### [What to produce]
Filter the listing and keep only the lines with the word "this".

A block of data
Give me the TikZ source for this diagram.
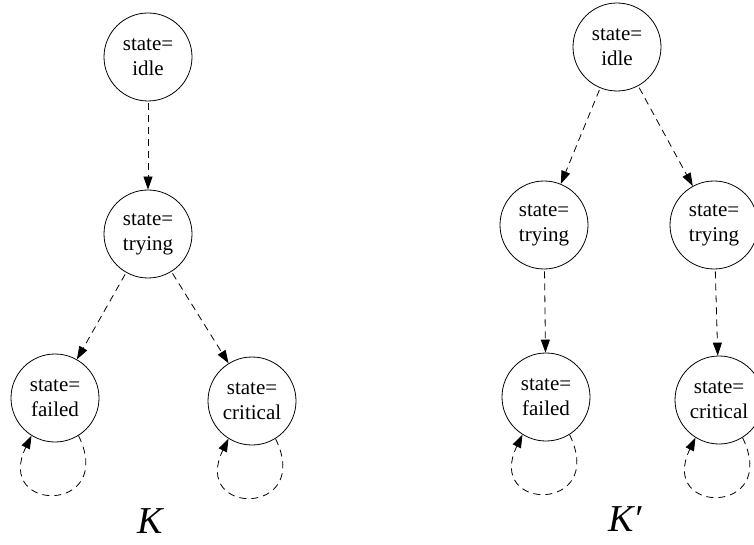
\documentclass[tikz,border=0pt]{standalone}
\usepackage{fontspec}
\setmainfont{Liberation Serif}
\usetikzlibrary{arrows.meta}

\tikzset{
  statenode/.style={circle, draw, line width=0.8pt, minimum size=88pt, inner sep=0pt,
    align=center, font=\fontsize{21}{25}\selectfont},
  trans/.style={line width=0.8pt, dash pattern=on 7pt off 5pt,
    -{Triangle[length=13pt,width=9pt]}, shorten <=2pt},
  selfloop/.style={line width=0.8pt, dash pattern=on 7pt off 5pt,
    -{Triangle[length=13pt,width=9pt]}},
  modelname/.style={font=\fontsize{38}{38}\selectfont\itshape, inner sep=0pt}
}

\begin{document}
\begin{tikzpicture}[x=1pt, y=1pt]
  \useasboundingbox (0,0) rectangle (754,544);
  \clip (0,0) rectangle (754,544);

  % structure K
  \node[statenode] (li) at (148,487) {state=\\idle};
  \node[statenode] (lt) at (148,310) {state=\\trying};
  \node[statenode] (lf) at (55,146) {state=\\failed};
  \node[statenode] (lc) at (252,143) {state=\\critical};
  \node[modelname] (k) at (150,23) {K};

  \draw[trans] (li) -- (lt);
  \draw[trans] (lt) -- (lf);
  \draw[trans] (lt) -- (lc);
  \draw[selfloop] (lf.-58) .. controls +(38,-78) and +(-38,-78) .. (lf.-122);
  \draw[selfloop] (lc.-58) .. controls +(38,-78) and +(-38,-78) .. (lc.-122);

  % structure K'
  \node[statenode] (ri) at (617,497) {state=\\idle};
  \node[statenode] (rta) at (544,319) {state=\\trying};
  \node[statenode] (rtb) at (714,319) {state=\\trying};
  \node[statenode] (rf) at (546,147) {state=\\failed};
  \node[statenode] (rc) at (719,144) {state=\\critical};
  \node[modelname] (kp) at (625,25) {K′};

  \draw[trans] (ri) -- (rta);
  \draw[trans] (ri) -- (rtb);
  \draw[trans] (rta) -- (rf);
  \draw[trans] (rtb) -- (rc);
  \draw[selfloop] (rf.-58) .. controls +(38,-78) and +(-38,-78) .. (rf.-122);
  \draw[selfloop] (rc.-58) .. controls +(38,-78) and +(-38,-78) .. (rc.-122);
\end{tikzpicture}
\end{document}
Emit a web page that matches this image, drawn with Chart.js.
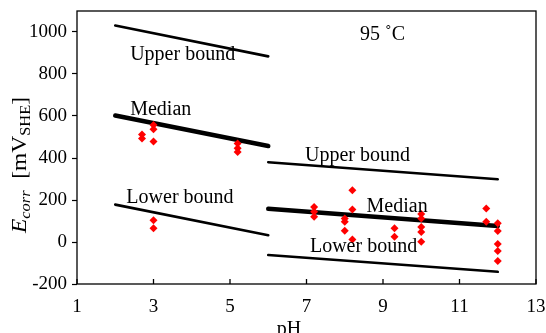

### [Exercise solution]
Give me the TikZ source for this diagram.
Emit a web page that matches this image, drawn with Chart.js.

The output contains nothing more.